Individual Submission Summary
Share...

Direct link:

Racial Becomings: Materialism and Bergson in Spanish America, 1870-1920

Sat, May 28, 2:30 to 4:00pm, TBA

Abstract

The important role that Bergson played among Spanish American intellectuals during the first half of the twentieth century has been poorly understood. The publication of Creative Evolution in 1907 offered intellectuals and scientists in Latin America the possibility to change some of the racial ideas that, over time, were connected with racial determinism and excessive materialism. Since Darwinian evolutionary theory could not posit exactly how heredity worked, and because the new evidence provided by genetics raised questions about the workings of natural selection, Bergson provided an explanation that introduced a new way to understand evolutionary continuity.
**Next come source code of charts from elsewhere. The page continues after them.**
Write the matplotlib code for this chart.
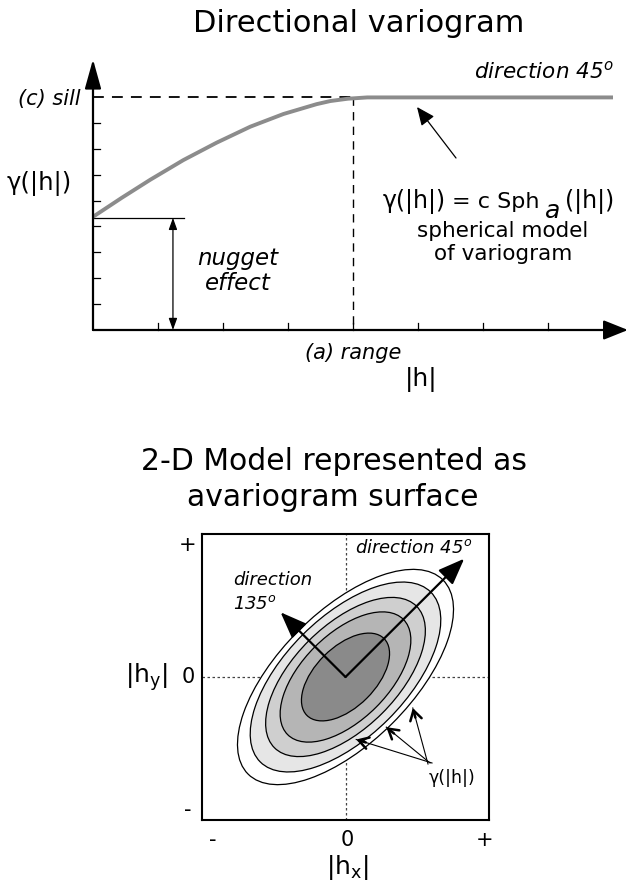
import numpy as np
import matplotlib
matplotlib.use('Agg')
import matplotlib.pyplot as plt
import matplotlib.transforms as mtransforms
from matplotlib.patches import Ellipse

plt.rcParams['font.family'] = ['DejaVu Sans']
plt.rcParams['mathtext.fontset'] = 'dejavusans'

# directional variogram
lag = [0, 0.44, 0.88, 1.39, 1.9, 2.42, 2.93, 3.44, 3.65, 3.92, 4.22, 8.0]
gamma = [4.37, 5.10, 5.80, 6.56, 7.23, 7.85, 8.34, 8.72, 8.84, 8.93, 8.98, 8.98]
sill = 8.98
vrange = 4.0
nugget = 4.33
xticks = [1, 2, 3, 4, 5, 6, 7]
yticks = [1, 2, 3, 4, 5, 6, 7, 8]

# 2-D surface: contour ellipses (semi axes along 45 and 135 deg), outer to inner
major = [0.96, 0.84, 0.70, 0.57, 0.38]
minor = [0.46, 0.42, 0.36, 0.30, 0.21]
shades = ['#ffffff', '#e6e6e6', '#cfcfcf', '#b5b5b5', '#8a8a8a']
arrow_len = {45: 1.17, 135: 0.64}

W, H = 628, 884
fig = plt.figure(figsize=(W / 100, H / 100), dpi=100)
# pixel coordinates measured from the top-left corner
px = mtransforms.Affine2D().scale(1 / W, -1 / H).translate(0, 1) + fig.transFigure

# ---------------- top: directional variogram ----------------
ax = fig.add_axes([0, 1 - 400 / H, 1, 360 / H])
ax.set_xlim(-93 / 65, (628 - 93) / 65)
ax.set_ylim((330 - 400) / 25.9, (330 - 40) / 25.9)
ax.axis('off')

ax.annotate('', xy=(8.23, 0), xytext=(0, 0),
            arrowprops=dict(arrowstyle='-|>,head_length=0.75,head_width=0.3',
                            lw=1.6, color='k', shrinkA=0, shrinkB=0, mutation_scale=20))
ax.annotate('', xy=(0, 10.45), xytext=(0, 0),
            arrowprops=dict(arrowstyle='-|>,head_length=0.9,head_width=0.25',
                            lw=1.6, color='k', shrinkA=0, shrinkB=0, mutation_scale=20))
for t in xticks:
    ax.plot([t, t], [0, 0.27], color='k', lw=0.9)
for t in yticks:
    ax.plot([0, 0.1], [t, t], color='k', lw=0.9)

ax.plot([0, vrange], [sill, sill], color='k', lw=1.3, dashes=(6, 4.5))
ax.plot([vrange, vrange], [sill, 0], color='k', lw=1.0, dashes=(6, 4.5))
ax.plot([0, 1.4], [nugget, nugget], color='k', lw=0.9)
ax.annotate('', xy=(1.23, 0), xytext=(1.23, nugget),
            arrowprops=dict(arrowstyle='<|-|>,head_length=0.5,head_width=0.18',
                            lw=0.9, color='k', shrinkA=0, shrinkB=0, mutation_scale=14))

ax.plot(lag, gamma, color='#8c8c8c', lw=2.8, solid_capstyle='butt',
        solid_joinstyle='round')

ax.annotate('', xy=(417, 107), xytext=(456, 158), xycoords=px, textcoords=px,
            arrowprops=dict(arrowstyle='-|>,head_length=0.8,head_width=0.35',
                            lw=0.9, color='k', shrinkA=0, shrinkB=0, mutation_scale=14))

fig.text(359, 24, 'Directional variogram', transform=px, fontsize=22,
         ha='center', va='center')
fig.text(80, 99, '(c) sill', transform=px, fontsize=15, style='italic',
         ha='right', va='center')
fig.text(39, 184, 'γ(|h|)', transform=px, fontsize=17.5, ha='center', va='center')
fig.text(238, 258, 'nugget', transform=px, fontsize=16.5, style='italic',
         ha='center', va='center')
fig.text(238, 283, 'effect', transform=px, fontsize=16.5, style='italic',
         ha='center', va='center')
fig.text(614, 71, r'direction 45$^{o}$', transform=px, fontsize=15.5,
         style='italic', ha='right', va='center')
fig.text(383, 202, 'γ(|h|)', transform=px, fontsize=17, ha='left', va='center')
fig.text(540, 202, '= c Sph', transform=px, fontsize=16, ha='right', va='center')
fig.text(553, 211, 'a', transform=px, fontsize=18, style='italic',
         ha='center', va='center')
fig.text(614, 202, '(|h|)', transform=px, fontsize=17, ha='right', va='center')
fig.text(503, 231, 'spherical model', transform=px, fontsize=15.5,
         ha='center', va='center')
fig.text(503, 254, 'of variogram', transform=px, fontsize=15.5,
         ha='center', va='center')
fig.text(353, 353, '(a) range', transform=px, fontsize=15, style='italic',
         ha='center', va='center')
fig.text(421, 379, '|h|', transform=px, fontsize=18, ha='center', va='center')

# ---------------- bottom: variogram surface ----------------
fig.text(334, 462, '2-D Model represented as', transform=px, fontsize=21.5,
         ha='center', va='center')
fig.text(333, 497, 'avariogram surface', transform=px, fontsize=21.5,
         ha='center', va='center')

ax2 = fig.add_axes([202 / W, 1 - 820 / H, 287 / W, 286 / H])
ax2.set_xlim(-1, 1)
ax2.set_ylim(-1, 1)
ax2.set_xticks([])
ax2.set_yticks([])
for s in ax2.spines.values():
    s.set_linewidth(1.5)

for a, b, c in zip(major, minor, shades):
    ax2.add_patch(Ellipse((0, 0), 2 * a, 2 * b, angle=45, facecolor=c,
                          edgecolor='k', lw=0.9, zorder=2))
ax2.axvline(0, color='#444444', lw=0.9, dashes=(2, 2), zorder=1)
ax2.axhline(0, color='#444444', lw=0.9, dashes=(2, 2), zorder=1)

for ang, ln in arrow_len.items():
    r = np.deg2rad(ang)
    ax2.annotate('', xy=(ln * np.cos(r), ln * np.sin(r)), xytext=(0, 0),
                 arrowprops=dict(arrowstyle='-|>,head_length=0.9,head_width=0.35',
                                 lw=1.6, color='k', shrinkA=0, shrinkB=0,
                                 mutation_scale=18), zorder=4)

# pointers from the label to the three outer contours
to_data = ax2.transData.inverted()
for i, t, start in [(0, -80, (428, 764)), (1, -93, (430, 763)), (2, -110, (432, 763))]:
    tr = np.deg2rad(t)
    u = major[i] * np.cos(tr) * 1.07
    v = minor[i] * np.sin(tr) * 1.07
    tip = np.array([(u - v) / np.sqrt(2), (u + v) / np.sqrt(2)])
    s0 = np.array(to_data.transform(px.transform(start)))
    ax2.plot([s0[0], tip[0]], [s0[1], tip[1]], color='k', lw=0.8, zorder=4)
    # short thick piece near the tip carries a bold open head
    d = (tip - s0) / np.hypot(*(tip - s0))
    ax2.annotate('', xy=tip, xytext=tip - 0.07 * d,
                 arrowprops=dict(arrowstyle='->,head_length=0.5,head_width=0.3',
                                 lw=1.8, color='k', shrinkA=0, shrinkB=0,
                                 mutation_scale=14), zorder=4)

fig.text(452, 778, 'γ(|h|)', transform=px, fontsize=12.5, ha='center', va='center')
fig.text(355, 548, r'direction 45$^{o}$', transform=px, fontsize=13,
         style='italic', ha='left', va='center')
fig.text(233, 580, 'direction', transform=px, fontsize=13, style='italic',
         ha='left', va='center')
fig.text(233, 604, r'135$^{o}$', transform=px, fontsize=13, style='italic',
         ha='left', va='center')

for y, lab in [(545, '+'), (677, '0'), (810, '-')]:
    fig.text(188, y, lab, transform=px, fontsize=15, ha='center', va='center')
for x, lab in [(213, '-'), (347, '0'), (485, '+')]:
    fig.text(x, 840, lab, transform=px, fontsize=15, ha='center', va='center')
fig.text(146, 677, r'$|\mathrm{h}_{\mathrm{y}}|$', transform=px, fontsize=18,
         ha='center', va='center')
fig.text(347, 868, r'$|\mathrm{h}_{\mathrm{x}}|$', transform=px, fontsize=18,
         ha='center', va='center')

fig.savefig('out.png', dpi=100, facecolor='white')
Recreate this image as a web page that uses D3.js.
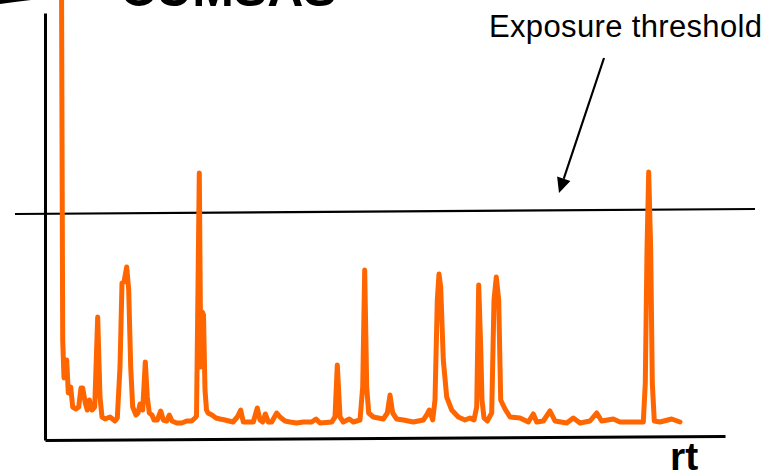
<!DOCTYPE html>
<html>
<head>
<meta charset="utf-8">
<script src="https://cdn.jsdelivr.net/npm/d3@7"></script>
<style>
  html, body { margin: 0; padding: 0; background: #fff; }
  svg { display: block; font-family: "Liberation Sans", Arial, sans-serif; }
</style>
</head>
<body>
<svg id="chart"></svg>
<script>
// retention time (arbitrary units) and signal intensity
const rt = [
  16.5, 17.7, 19, 21.7, 23.3, 25.7, 27.7, 31, 33.7, 36, 37.7, 40.3, 42.3, 44.3, 47, 49.7,
  52.7, 55, 57, 60, 65, 70, 72.3, 75, 77, 79, 81.7, 83.7, 85.7, 87.7, 91, 93, 95, 97.7,
  100.3, 102.3, 104.3, 107, 109, 112.3, 115.7, 118.3, 121.7, 124.3, 127, 131.7, 136.7,
  141.7, 146.7, 150, 151.5, 152.5, 154.3, 155.3, 155.8, 157.3, 158.5, 160, 161.5, 163,
  167, 171, 175, 180, 188, 192.3, 195.7, 198.3, 205, 208.3, 212.3, 215, 217.7, 220.3,
  223.3, 226.7, 231.7, 235, 240, 245, 251.7, 258.3, 266.7, 271, 275, 286.7, 290, 292.3,
  295, 298.3, 304.3, 308.3, 315, 317.7, 319.7, 321.7, 323.7, 328.3, 338.3, 342.3, 345,
  347.7, 351.7, 358.3, 368.3, 378.3, 381.7, 384.3, 387.7, 390, 392.3, 394, 395.7, 398.3,
  401.7, 406.7, 413.3, 420, 425, 429, 431.7, 433.7, 435.7, 437, 439, 442.3, 446.7, 449,
  451.3, 453.7, 455.7, 460, 465, 475, 483.3, 488.3, 491.7, 498.3, 505, 510, 521.7, 528.3,
  535, 545, 551.7, 556.7, 568.3, 575, 588.3, 598.3, 600.3, 602, 603.7, 605.7, 607.3,
  609.3, 615, 626.7, 635
];
const intensity = [
  460, 100, 62, 80, 47, 53, 33, 31, 33, 52, 52, 37, 30, 40, 30, 33,
  123, 43, 23, 21, 23, 19, 22, 73, 157, 158, 173, 150, 73, 33, 25, 27, 36, 30,
  78, 43, 27, 25, 20, 20, 29, 20, 19, 25, 19, 17, 17,
  19, 19, 22, 24, 110, 267, 140, 73, 128, 125, 50, 30, 27,
  25, 22, 21, 20, 18, 23, 30, 18, 18, 18, 32, 20, 18, 26,
  18, 18, 27, 23, 19, 18, 17, 18, 18, 21, 17, 18, 23, 75,
  23, 18, 21, 18, 20, 53, 170, 53, 27, 23, 21, 27, 45,
  27, 21, 20, 18, 20, 25, 30, 20, 40, 140, 166, 153, 80,
  43, 30, 23, 20, 22, 20, 33, 155, 93, 40, 22, 19, 27, 140,
  163, 140, 40, 31, 23, 22, 18, 26, 18, 19, 29, 19, 17, 22,
  17, 19, 27, 19, 21, 18, 18, 18, 57, 190, 268, 190, 57,
  19, 18, 21, 18
];
// exposure threshold, drawn from end to end (slightly sloped as in the original)
const thresholdRt = [-30, 710];
const thresholdLevel = [226, 231];

const width = 767, height = 473;
const svg = d3.select("#chart").attr("width", width).attr("height", height);

const x = d3.scaleLinear().domain([0, 680]).range([45, 725]);
const y = d3.scaleLinear().domain([0, 427]).range([440, 13]);

// title, cut off by the top edge
svg.append("text")
  .attr("x", 120).attr("y", 6)
  .attr("font-size", 50).attr("font-weight", "bold")
  .text("CUMSAS");

svg.append("path")
  .attr("d", "M0,0 L31,0 Q14,2 0,4 Z")
  .attr("fill", "#000");

// axes
svg.append("g")
  .attr("transform", `translate(${x(0)},0)`)
  .call(d3.axisLeft(y).ticks(0).tickSizeOuter(0))
  .call(g => g.select(".domain").attr("stroke", "#000").attr("stroke-width", 3));

svg.append("g")
  .attr("transform", `rotate(-0.34, ${x(0)}, ${y(0)}) translate(0,${y(0)})`)
  .call(d3.axisBottom(x).ticks(0).tickSizeOuter(0))
  .call(g => g.select(".domain").attr("stroke", "#000").attr("stroke-width", 3));

// threshold line
svg.append("line")
  .attr("x1", x(thresholdRt[0])).attr("y1", y(thresholdLevel[0]))
  .attr("x2", x(thresholdRt[1])).attr("y2", y(thresholdLevel[1]))
  .attr("stroke", "#000").attr("stroke-width", 2.2);

// signal trace
const points = rt.map((r, i) => [r, intensity[i]]);
const line = d3.line().x(d => x(d[0])).y(d => y(d[1]));
svg.append("path")
  .datum(points)
  .attr("d", line)
  .attr("fill", "none")
  .attr("stroke", "#ff6600")
  .attr("stroke-width", 5)
  .attr("stroke-linejoin", "round")
  .attr("stroke-linecap", "round");

// annotation
svg.append("text")
  .attr("x", 489).attr("y", 37)
  .attr("font-size", 31)
  .attr("textLength", 273).attr("lengthAdjust", "spacing")
  .text("Exposure threshold");

const a0 = [x(559), y(382)], a1 = [x(514), y(247)];
const ang = Math.atan2(a1[1] - a0[1], a1[0] - a0[0]);
const headLen = 15, headW = 7;
const base = [a1[0] - headLen * Math.cos(ang), a1[1] - headLen * Math.sin(ang)];
svg.append("line")
  .attr("x1", a0[0]).attr("y1", a0[1])
  .attr("x2", base[0]).attr("y2", base[1])
  .attr("stroke", "#000").attr("stroke-width", 2.2);
svg.append("path")
  .attr("d", d3.line()([
    a1,
    [base[0] + headW * Math.sin(ang), base[1] - headW * Math.cos(ang)],
    [base[0] - headW * Math.sin(ang), base[1] + headW * Math.cos(ang)]
  ]) + "Z")
  .attr("fill", "#000");

svg.append("text")
  .attr("x", 670).attr("y", 470)
  .attr("font-size", 39).attr("font-weight", "bold")
  .text("rt");
</script>
</body>
</html>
According to this, all forms of life, including human, were related to the élan vital and not merely to the materialist and deterministic forces that had resulted from an understanding of natural selection in a mechanistic way. Philosophically this made possible a return to vitalism, an approach that had been important in the first half of the nineteenth century through Romanticism and then renewed at the end of that century by the reception of Nietzsche’s work. Elizabeth Grosz has dealt with these issues in her book The Nick of Time: Politics, Evolution, and the Untimely, published in 2004, but in it there is no reference to the historical dimension that these philosophical concerns had over time. In this essay, Novoa analyzes how the philosophical connections made by Grosz were the historical realities of intellectuals in Spanish America by the first half of the 20th century. Moreover, Novoa emphasizes how racial ideas were important in the development of Bergsonism during that era, and how a new conception of philosophy and humanism emerged from the reception of Bergson’s ideas.